Los nuevos códigos del cortejo
Y aparece el fenómeno del que hablo, en el cual existe por una parte el acopiador compulsivo de contactos, que comanda los movimientos de oferta y demanda desde las respuestas a las publicaciones de Instagram principalmente o cualquier otra red, registrando los “me gusta” y ni hablar los comentarios o respuestas por privado, como señales virtuales de que han picado en la carnada y la tensión es suficiente para avanzar. Luego aparecen las interacciones de texto y emoticones varios, hasta llegar (si se resisten los primeros filtros) a la instancia más fluida de Whatsapp.
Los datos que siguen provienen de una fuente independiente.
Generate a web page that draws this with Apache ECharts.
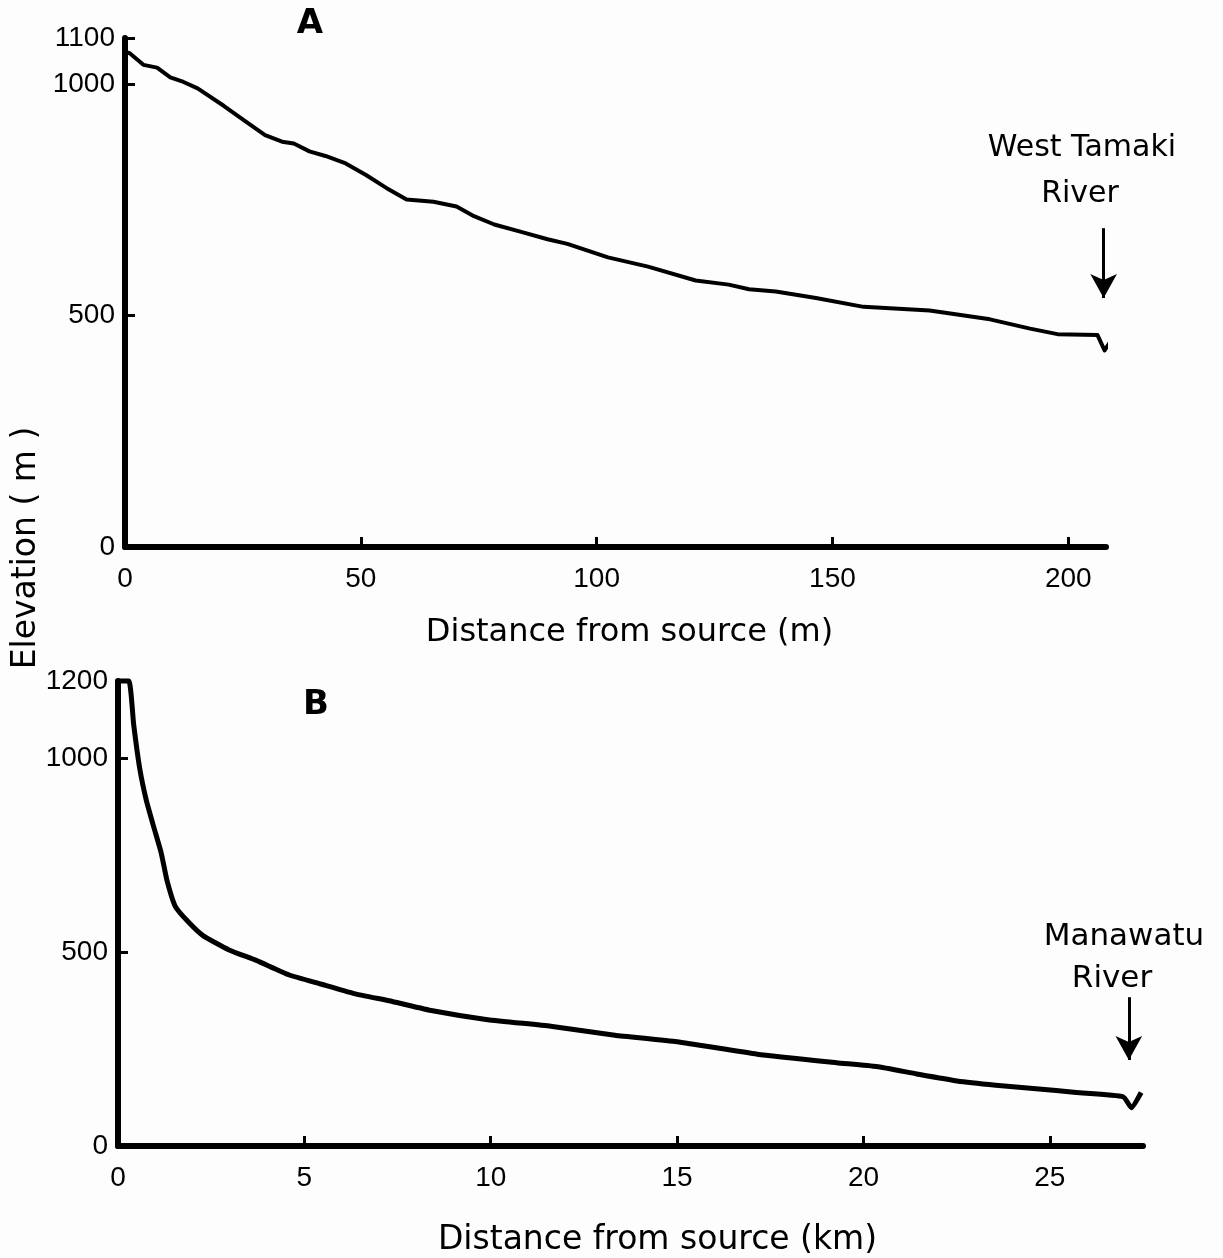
<!DOCTYPE html>
<html>
<head>
<meta charset="utf-8">
<script src="https://cdn.jsdelivr.net/npm/echarts@6/dist/echarts.min.js"></script>
<style>
  html, body { margin: 0; padding: 0; background: #fdfdfd; }
  #chart { width: 1223px; height: 1258px; }
</style>
</head>
<body>
<div id="chart"></div>
<script>
// Profile A: small stream, distance in metres, elevation in metres
const distA = [0, 1.0, 3.9, 6.8, 9.6, 12.4, 15.4, 21.0, 25.4, 29.7, 33.3, 35.8, 39.1, 42.5, 46.8,
  51.1, 55.4, 59.7, 65.4, 70.3, 74.0, 78.3, 84.0, 89.6, 93.8, 102.4, 110.9, 121.0, 128.0, 132.3,
  138.0, 146.5, 156.6, 170.6, 183.4, 191.9, 197.7, 206.2, 207.7, 209.8];
const elevA = [1070, 1067, 1042, 1036, 1015, 1005, 991, 953, 921, 890, 876, 872, 855, 845, 829,
  804, 776, 751, 746, 736, 715, 697, 681, 665, 655, 626, 606, 576, 567, 557,
  552, 538, 519, 511, 492, 472, 460, 458, 425, 458];

// Profile B: distance in kilometres, elevation in metres
const distB = [0, 0.29, 0.42, 0.58, 0.76, 0.96, 1.16, 1.31, 1.54, 1.89, 2.28, 2.98, 3.71, 4.58,
  5.44, 6.31, 7.36, 8.44, 9.92, 11.61, 13.33, 15.0, 17.15, 19.28, 20.35, 21.43, 22.51, 23.55,
  24.63, 25.71, 26.97, 27.19, 27.45];
const elevB = [1200, 1200, 1088, 976, 892, 823, 756, 687, 618, 578, 543, 506, 479, 442,
  418, 394, 373, 349, 326, 309, 286, 269, 237, 215, 205, 186, 168, 157,
  148, 138, 127, 99, 138];

// Axis ticks and labels
const xTicksA = [0, 50, 100, 150, 200];
const yTicksA = [0, 500, 1000, 1100];
const xTicksB = [0, 5, 10, 15, 20, 25];
const yTicksB = [0, 500, 1000, 1200];

// River junction arrows: [distance, top elevation, tip elevation]
const arrowA = [207.5, 689, 538];
const arrowB = [27.12, 384, 222];

const INK = '#000';
const NUM_FONT = '"Liberation Sans Narrow", "Liberation Sans", sans-serif';
const TXT_FONT = '"DejaVu Sans", sans-serif';

function pairs(xs, ys) { return xs.map((x, i) => [x, ys[i]]); }

function xAxisFor(gridIndex, max, ticks, name, gap, nameSize, shift) {
  return {
    type: 'value', gridIndex, min: 0, max,
    axisLine: { lineStyle: { color: INK, width: 6, cap: 'round' } },
    axisTick: { inside: true, length: 10, lineStyle: { color: INK, width: 3 },
      customValues: ticks.filter(v => v !== 0) },
    axisLabel: { customValues: ticks, margin: 18, fontSize: 28, color: INK, fontFamily: NUM_FONT,
      formatter: v => String(v) },
    splitLine: { show: false },
    name, nameLocation: 'middle', nameGap: gap,
    nameTextStyle: { fontSize: nameSize, color: INK, fontFamily: TXT_FONT, padding: [0, 0, 0, shift] }
  };
}

function yAxisFor(gridIndex, max, ticks) {
  return {
    type: 'value', gridIndex, min: 0, max,
    axisLine: { lineStyle: { color: INK, width: 6, cap: 'round' } },
    axisTick: { inside: true, length: 10, lineStyle: { color: INK, width: 3 },
      customValues: ticks.filter(v => v !== 0) },
    axisLabel: { customValues: ticks, margin: 10, fontSize: 28, color: INK, fontFamily: NUM_FONT,
      formatter: v => String(v) },
    splitLine: { show: false }
  };
}

function arrowLine(a) {
  return {
    silent: true, animation: false,
    symbol: ['none', 'arrow'], symbolSize: [20, 24],
    label: { show: false },
    lineStyle: { color: INK, width: 3, type: 'solid' },
    data: [[{ coord: [a[0], a[1]] }, { coord: [a[0], a[2]] }]]
  };
}

function profileSeries(idx, xs, ys, width, smooth, arrow) {
  return {
    type: 'line', xAxisIndex: idx, yAxisIndex: idx,
    data: pairs(xs, ys),
    showSymbol: false, clip: false, smooth,
    lineStyle: { color: INK, width, join: 'round' },
    markLine: arrowLine(arrow)
  };
}

const chart = echarts.init(document.getElementById('chart'), null, { renderer: 'canvas' });

chart.setOption({
  backgroundColor: '#fdfdfd',
  animation: false,
  grid: [
    { left: 125, top: 38, width: 981, height: 509 },
    { left: 118, top: 681, width: 1025, height: 476 }
  ],
  xAxis: [
    xAxisFor(0, 208, xTicksA, 'Distance from source (m)', 70, 32, 28),
    xAxisFor(1, 27.5, xTicksB, 'Distance from source (km)', 78, 33, 54)
  ],
  yAxis: [
    yAxisFor(0, 1100, yTicksA),
    yAxisFor(1, 1200, yTicksB)
  ],
  series: [
    profileSeries(0, distA, elevA, 4, false, arrowA),
    profileSeries(1, distB, elevB, 5, 0.15, arrowB)
  ],
  graphic: [
    { type: 'text', x: 310, y: 24, style: { text: 'A', font: 'bold 34px ' + TXT_FONT, fill: INK, align: 'center', verticalAlign: 'middle' } },
    { type: 'text', x: 316, y: 705, style: { text: 'B', font: 'bold 34px ' + TXT_FONT, fill: INK, align: 'center', verticalAlign: 'middle' } },
    { type: 'text', x: 26, y: 548, rotation: Math.PI / 2,
      style: { text: 'Elevation ( m )', font: '33px ' + TXT_FONT, fill: INK, align: 'center', verticalAlign: 'middle' } },
    { type: 'text', x: 1082, y: 148, style: { text: 'West Tamaki', font: '30px ' + TXT_FONT, fill: INK, align: 'center', verticalAlign: 'middle' } },
    { type: 'text', x: 1080, y: 194, style: { text: 'River', font: '30px ' + TXT_FONT, fill: INK, align: 'center', verticalAlign: 'middle' } },
    { type: 'text', x: 1124, y: 937, style: { text: 'Manawatu', font: '31px ' + TXT_FONT, fill: INK, align: 'center', verticalAlign: 'middle' } },
    { type: 'text', x: 1112, y: 979, style: { text: 'River', font: '31px ' + TXT_FONT, fill: INK, align: 'center', verticalAlign: 'middle' } }
  ]
});
</script>
</body>
</html>
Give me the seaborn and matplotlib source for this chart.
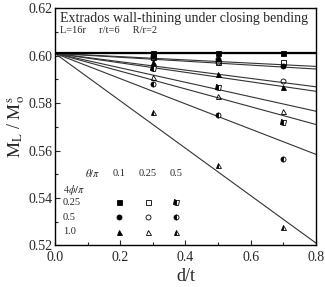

Allí comienza el fluido y paradójico juego de comunicación por Whatsapp. La paradoja mágica consiste en que son mensajes instantáneos en tiempo real, pero permite a su vez sostener una conversación atemporal, sin introducción ni despedidas, como un eterno cuerpo de mensaje que resiste a la tiranía del tiempo y a los límites de la distancia. Las dimensiones de tiempo y espacio como categorías ordenadoras de la realidad, quedan suspendidas… y en esa delgada línea entre lo real y lo virtual todo puede ocurrir… y a la vez nada. No hay contacto, no se toca, pero se construye intimidad, en tanto conocimiento y confianza.
Se despliegan así innumerables rituales de cortejo, como los buenos días por la mañana, o la pregunta de qué tal tu día a mitad de la jornada. Si el intercambio prospera se puede llegar al sexting, con envíos de contenido erótico que terminan de preparar a fuego lento el momento propicio para un encuentro.
Se produce el encuentro, mejor, peor, neutro, pero encuentro real al fin.
Y a partir de entonces es cuando surgen las problemáticas del día después. Porque se confrontan expectativas muy diversas. En algunos casos, sobre todo para los acopiadores de contacto (uso el género gramatical masculino porque es el genérico en nuestra lengua, y porque es el mayoritario estadísticamente en la casuística que registro), cae estrepitosamente el interés y las ganas de estar “en contacto”. Y por el otro lado, otro de los integrantes del encuentro (no importa el género) queda aun más entusiasmado/a en seguir “en contacto” virtual y real.
Y el quiebre se palpa, en el hastío de una parte y en la angustia de la otra. Durante el tiempo de cortejo virtual, intercambiaron muchísimos mensajes, pero ninguno explicitaba ni acordaba qué esperaban de ese encuentro, de ese contacto y del tiempo posterior.
De los reticentes a la sustentabilidad del vínculo, surgen recursos de lo más sutil como “clavar el visto”, hasta lo más cruel como “bloquear”. De los que esperan, emerge la frustración, el enojo, la culpa, personas que se preguntan una y otra vez “qué hice mal?” y no alcanzan a dimensionar que su único error fue relacionarse con expectativas tradicionales en un contexto de amor más que líquido.
El sociólogo y filósofo Zygmunt Bauman en su libro «Amor líquido» (2005) nos habla de la fragilidad de las relaciones en los entornos virtuales, de la labilidad de los vínculos; pero en 2018 debemos pensar en una fluidez superior a la modernidad líquida, casi en la disolución etérea de las relaciones antes de que puedan siquiera nombrarse como tales.
Los Millennials, nacidos aproximadamente entre 1982 y 1994, que hoy tienen entre 24 y 36 años, son los más afectados, atrapados entre los modos tradicionales de relacionarse y seducir de la generación anterior (quienes hoy tenemos entre 33 y 54 años de edad), y los Nativos digitales que nadan a sus anchas en la inmediatez porque nacieron en ese contexto. Enredados en una virtualidad que a veces los devora, sólo pueden salir indemnes cuando intentan explicitar los términos del “contacto” con todas las letras desde el minuto uno, antes de terminar evaporándose dolorosamente de quien miró, tocó y eliminó.